大学の生協で運転免許証取得合宿や、旅行、新学期前には新入生向けに賃貸物件紹介、といった営業をしている風景は、日本でもありますね。言うまでもなくこれらの業界にとって、大学生、とくに新学期は大きなビジネスチャンス。携帯電話キャリアもまた、例外ではありません。
キャリアが大学のキャンパス内でSIMカードを販売すれば「捗る」わけですが、大学キャンパス内に各キャリアのブースが並ぶのは、一言で言うと「邪魔」ですよね。そんなわけで、工業信息部(総務省総合通信基盤局に相当)はキャンパス内及び周辺での電信営業ブース設営を自粛するよう求めましたが、そこは中国なので、簡単には徹底されないようです。
中国新聞網北京9月6日電によれば、北京市内の多くの大学ではキャンパス内及び周辺にSIMカード販売ブースは見られなかったものの、北京市房山区の某大学には、中国電信(中国国営大手キャリア)のブースが出現したそうです。
なお、写真の隅に写っているのは、軍事教練中の学生で、中国では新学期前の風物詩です。
中国電信の制服を着たブースの店員によれば、「とてもよく売れている、番号も選ぶのがなくなりそう」だとのことです。
また同じく、そこで販売しているSIMカードは「校園大胃カード」、番号は189から始まり、毎月通信容量20GB、電話通話180分、電話受信無料で、1年目は月額200元で今は半額キャンペーン、2年目は300元とのこと。1元約16円なので、我が国の官房長官もご満悦の価格設定ですね。
なお、この「校園大胃カード」、「在学生に限る、回線開通手続きの際に学生証あるいは合格通知書の提示を要す」とありますが、実際には学生でなくても利用できるそうです。
「学生の身分を証明する必要はありますか?」
「必要ありません、本人のもっている身分証で大丈夫です、学生かどうかはかまいません」
と、いうやりとりをしたそうです。記者が観察したところでも、学生証などの提示は必要なかったとか。

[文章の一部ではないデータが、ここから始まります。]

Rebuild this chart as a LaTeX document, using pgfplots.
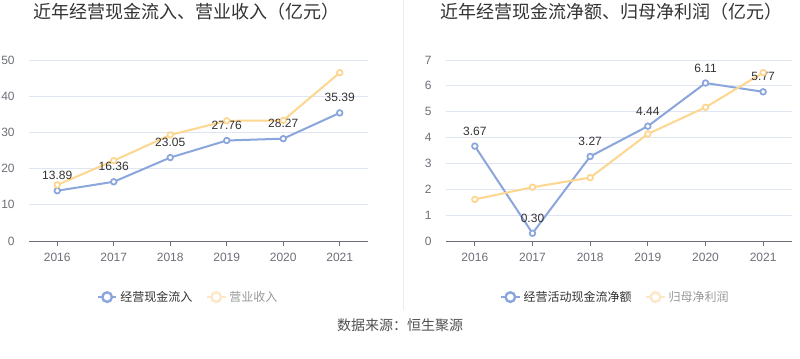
\documentclass[border=0pt]{standalone}
\usepackage{fontspec}
\setmainfont{Liberation Sans}
\newfontfamily\cjk{Noto Sans CJK SC}
\usepackage{pgfplots}
\pgfplotsset{compat=1.18}
\definecolor{cblue}{HTML}{8AA6DC}
\definecolor{corange}{HTML}{FDD68F}
\definecolor{cfade}{HTML}{FDE7C8}
\definecolor{gridc}{HTML}{E0E6F1}
\definecolor{axisc}{HTML}{6E7079}
\definecolor{txt}{HTML}{333333}
\pgfplotsset{
  base/.style={
    scale only axis,
    height=135.75pt,
    anchor=south west,
    xmin=-0.5, xmax=5.5,
    xtick={0,1,2,3,4,5},
    xticklabels={2016,2017,2018,2019,2020,2021},
    axis x line*=bottom,
    axis y line*=left,
    y axis line style={draw=none},
    x axis line style={draw=axisc, line width=0.75pt},
    ytick style={draw=none},
    xtick style={draw=axisc, line width=0.75pt},
    tick align=outside,
    major tick length=3.75pt,
    ymajorgrids,
    grid style={draw=gridc, line width=0.75pt},
    tick label style={font=\fontsize{9}{10}\selectfont, text=axisc},
    /pgf/number format/assume math mode=true,
    yticklabel style={xshift=-3.5pt},
    xticklabel style={yshift=-1.5pt},
    legend columns=2,
    legend style={draw=none, fill=none, anchor=center, font=\cjk\fontsize{9}{10}\selectfont,
      /tikz/every even column/.append style={column sep=8pt}},
    legend cell align=left,
  },
  mainline/.style={color=cblue, line width=1.5pt, mark=*,
    mark size=2.1pt,
    mark options={line width=1.3pt, draw=cblue, fill=white},
    nodes near coords={\pgfmathprintnumber[fixed,fixed zerofill,precision=2]{\pgfplotspointmeta}},
    every node near coord/.append style={font=\fontsize{9}{10}\selectfont, text=txt, anchor=south, yshift=6.5pt, inner sep=1pt},
    legend image code/.code={
      \draw[line width=1.8pt, color=cblue] (0pt,0pt) -- (14pt,0pt);
      \draw[line width=1.8pt, color=cblue, fill=white] (7pt,0pt) circle (3.6pt);}
  },
  secline/.style={color=corange, line width=1.5pt, mark=*,
    mark size=2.1pt,
    mark options={line width=1.3pt, draw=corange, fill=white},
    legend image code/.code={
      \draw[line width=1.8pt, color=cfade] (0pt,0pt) -- (14pt,0pt);
      \draw[line width=1.8pt, color=cfade, fill=white] (7pt,0pt) circle (3.6pt);}
  },
}
\begin{document}
\begin{tikzpicture}
\path[use as bounding box, fill=white] (0,0) rectangle (600pt,268.5pt);
\draw[color=black!7, line width=0.75pt] (302.25pt,268.5pt) -- (302.25pt,36pt);
\node[font=\cjk\fontsize{13.5}{15}\selectfont, text=txt] at (139.5pt,259.5pt) {近年经营现金流入、营业收入（亿元）};
\node[font=\cjk\fontsize{13.5}{15}\selectfont, text=txt] at (458.25pt,259.5pt) {近年经营现金流净额、归母净利润（亿元）};
\node[font=\cjk\fontsize{10.5}{12}\selectfont, text=txt!85] at (300pt,24.75pt) {数据来源：恒生聚源};

\begin{axis}[base, at={(21.75pt,87.75pt)}, width=254.25pt,
  ymin=0, ymax=50, ytick={0,10,20,30,40,50},
  legend style={at={(0.47,-0.31)}}]
\addplot[mainline] coordinates {(0,13.89) (1,16.36) (2,23.05) (3,27.76) (4,28.27) (5,35.39)};
\addlegendentry{\textcolor{txt}{经营现金流入}}
\addplot[secline] coordinates {(0,15.5) (1,22.2) (2,29.3) (3,33.2) (4,33.3) (5,46.5)};
\addlegendentry{\textcolor{black!40}{营业收入}}
\end{axis}

\begin{axis}[base, at={(334.5pt,87.75pt)}, width=259.5pt,
  ymin=0, ymax=7, ytick={0,1,2,3,4,5,6,7},
  legend style={at={(0.49,-0.31)}}]
\addplot[mainline] coordinates {(0,3.67) (1,0.30) (2,3.27) (3,4.44) (4,6.11) (5,5.77)};
\addlegendentry{\textcolor{txt}{经营活动现金流净额}}
\addplot[secline] coordinates {(0,1.61) (1,2.08) (2,2.45) (3,4.14) (4,5.17) (5,6.51)};
\addlegendentry{\textcolor{black!40}{归母净利润}}
\end{axis}
\end{tikzpicture}
\end{document}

なかなかザルですね。
また、記者は多くの大学キャンパスをまわったものの、中国移動や中国聯通の販売ブースは見当たらかなったとのことです。
キャンパス内にブースを設けてのSIMカード販売は、工業信息部が禁止の通達を出していたと言います。7月12日、工業信息部信息通信管理局がテレビ電話会議を召集、各インフラ電信企業に対し、認識を高め、思想を統一し、観念を変換して、キャンパス内及び周辺地区で販売ブースを設置しないよう、自覚を求めたといいます。
工業信息部はさらに、各通信管理局に対して法の執行を強化し、各種違反事件を発生させた電信企業に対し、厳格に処罰するよう表明したそうです。
なにかにつけ、役所が厳しい印象のある中国ですが、国営企業による役所の禁止令やぶり、どう対応されるのでしょうか。ちなみにニュース元の中国新聞網も、国営企業の運営です。